Les esclaves qui transitent par les ports atlantiques se voient déportés principalement vers le Brésil et vers les plantations de sucre portugaises de l'île de São Tomé. Un tiers de l'ensemble des esclaves exportés d'Afrique dans le cadre de la traite atlantique serait passé par les ports d'Angola et du Congo. En raison de sa faible densité de population, l'Angola ne fournit qu'une partie de ces esclaves. Dès la fin du XVIIIe siècle, ceux-ci proviennent en majorité de la RDC et de la Zambie actuelles.
Au XIXe siècle, le Portugal passe progressivement de la traite des esclaves à l'occupation coloniale. Malgré l'abolition de l'esclavage dans les colonies africaines du Portugal en 1869, la traite s'est poursuivie illégalement pendant encore une vingtaine d'années jusqu'à ce que l'esclavage soit officiellement aboli au Brésil en 1888.
Le Portugal, après la fin de la traite des esclaves, s'est concentré sur le contrôle du commerce et des revenus dérivés de l'exploitation du caoutchouc et du café.

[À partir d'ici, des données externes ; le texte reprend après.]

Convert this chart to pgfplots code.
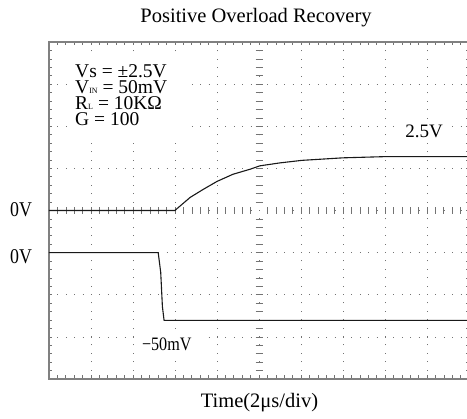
\documentclass[border=0pt]{standalone}
\usepackage{pgfplots}
\pgfplotsset{compat=1.18}
\usepackage{fontspec}
\setmainfont{Liberation Serif}
\definecolor{gridc}{gray}{0.45}
\definecolor{framec}{gray}{0.5}
\begin{document}
\begin{tikzpicture}
\pgfplotsset{scopeset/.style={width=420pt,height=337pt,scale only axis,at={(49pt,40pt)},anchor=south west}}
% centre cross of the graticule
\begin{axis}[scopeset, xmin=-5,xmax=5,ymin=-4,ymax=4,
  axis lines=middle,
  axis line style={-,gridc,line width=0.6pt,dash pattern=on 1pt off 7.4pt},
  xtick={-5,...,5}, ytick={-4,...,4}, minor tick num=4,
  xticklabels={}, yticklabels={}, tick align=center,
  major tick length=7pt, minor tick length=7pt,
  tick style={gridc,line width=0.6pt}]
\end{axis}
% main graticule with traces
\begin{axis}[scopeset, xmin=0,xmax=10,ymin=-4,ymax=4,
  axis line style={framec,line width=1.5pt},
  xtick={0,...,10}, ytick={-4,...,4}, minor tick num=4,
  xticklabels={}, yticklabels={},
  tick align=inside, major tick length=3.5pt, minor tick length=3.5pt,
  tick style={gridc,line width=0.6pt},
  grid=major, major grid style={gridc,line width=0.6pt,dash pattern=on 1pt off 7.4pt},
  clip=false]
\fill[white] (axis cs:0.55,1.69) rectangle (axis cs:3.24,3.63);
\fill[white] (axis cs:8.3,1.62) rectangle (axis cs:9.6,2.17);
\fill[white] (axis cs:2.1,-2.92) rectangle (axis cs:3.76,-3.45);
\addplot[black!90,line width=1.1pt] coordinates {(0,0) (3.0,0) (3.02,0.02) (3.36,0.31) (3.67,0.50) (4.0,0.69) (4.38,0.86) (4.79,0.98) (5.02,1.06) (5.5,1.13) (6.02,1.19) (7.0,1.25) (8.05,1.28) (10,1.28)};
\addplot[black!90,line width=1.1pt] coordinates {(0,-1) (2.60,-1) (2.66,-1.47) (2.70,-2.28) (2.74,-2.61) (10,-2.61)};
\node[anchor=north west,inner sep=0pt,align=left,font=\fontsize{19.5}{16.3}\selectfont] at (axis cs:0.62,3.48)
  {Vs = ±2.5V\\V{\fontsize{8}{9}\selectfont IN} = 50mV\\R{\fontsize{8}{9}\selectfont L} = 10KΩ\\G = 100};
\node[anchor=base west,inner sep=0pt,font=\fontsize{19}{22}\selectfont] at (axis cs:8.48,1.73) {2.5V};
\node[anchor=base west,inner sep=0pt,font=\fontsize{19}{22}\selectfont] at (axis cs:2.21,-3.33) {\scalebox{0.85}[1]{−50mV}};
\end{axis}
\node[anchor=base,inner sep=0pt] at (256pt,396pt) {\fontsize{20.5}{24}\selectfont Positive Overload Recovery};
\node[anchor=base,inner sep=0pt] at (259.5pt,11pt) {\fontsize{20.5}{24}\selectfont Time(2μs/div)};
\node[anchor=base,inner sep=0pt] at (21pt,202pt) {\fontsize{21}{24}\selectfont\scalebox{0.85}[1]{0V}};
\node[anchor=base,inner sep=0pt] at (21pt,155pt) {\fontsize{21}{24}\selectfont\scalebox{0.85}[1]{0V}};
\pgfresetboundingbox
\useasboundingbox (0,0) rectangle (467pt,419pt);
\end{tikzpicture}
\end{document}
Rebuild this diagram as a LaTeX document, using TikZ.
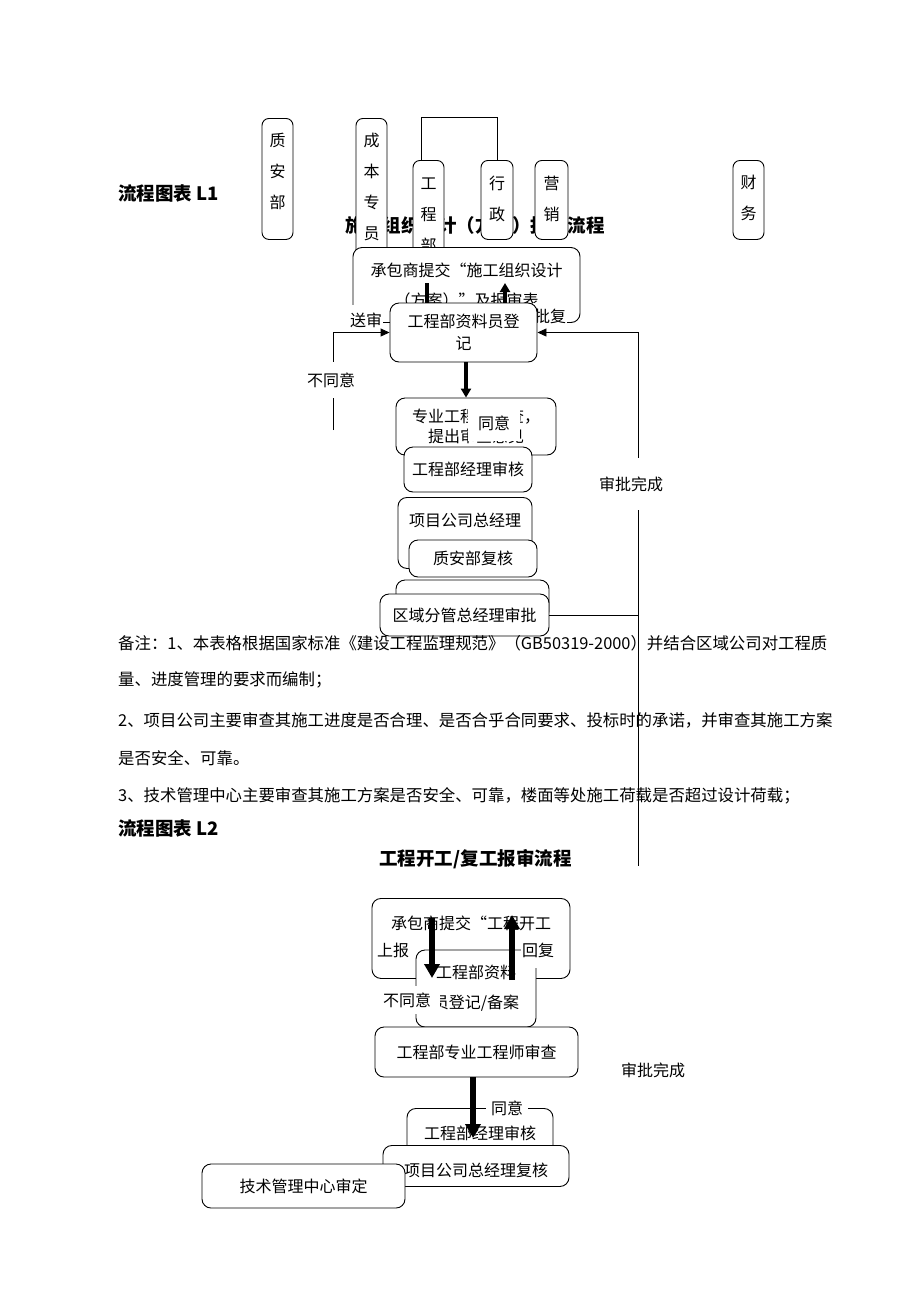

La pression fiscale nouvellement imposée par Lisbonne (1906) et le déclin du commerce du caoutchouc suscitent des révoltes successives de plus ou moins grande ampleur.
Au début des années 1920, au prix d'un effort militaire considérable, le Portugal étend sa souveraineté sur une partie importante de l'Angola, et surtout sur les principales ressources commerciales du pays.
La première République est instaurée au Portugal en 1910. La conquête militaire, commencée dans les dernières années de la monarchie portugaise, se fait surtout sous l'impulsion des républicains. Ce sont eux qui, au cours de ces années charnières, mettent en place un véritable système colonial en Angola et dans les autres possessions portugaises d'Afrique.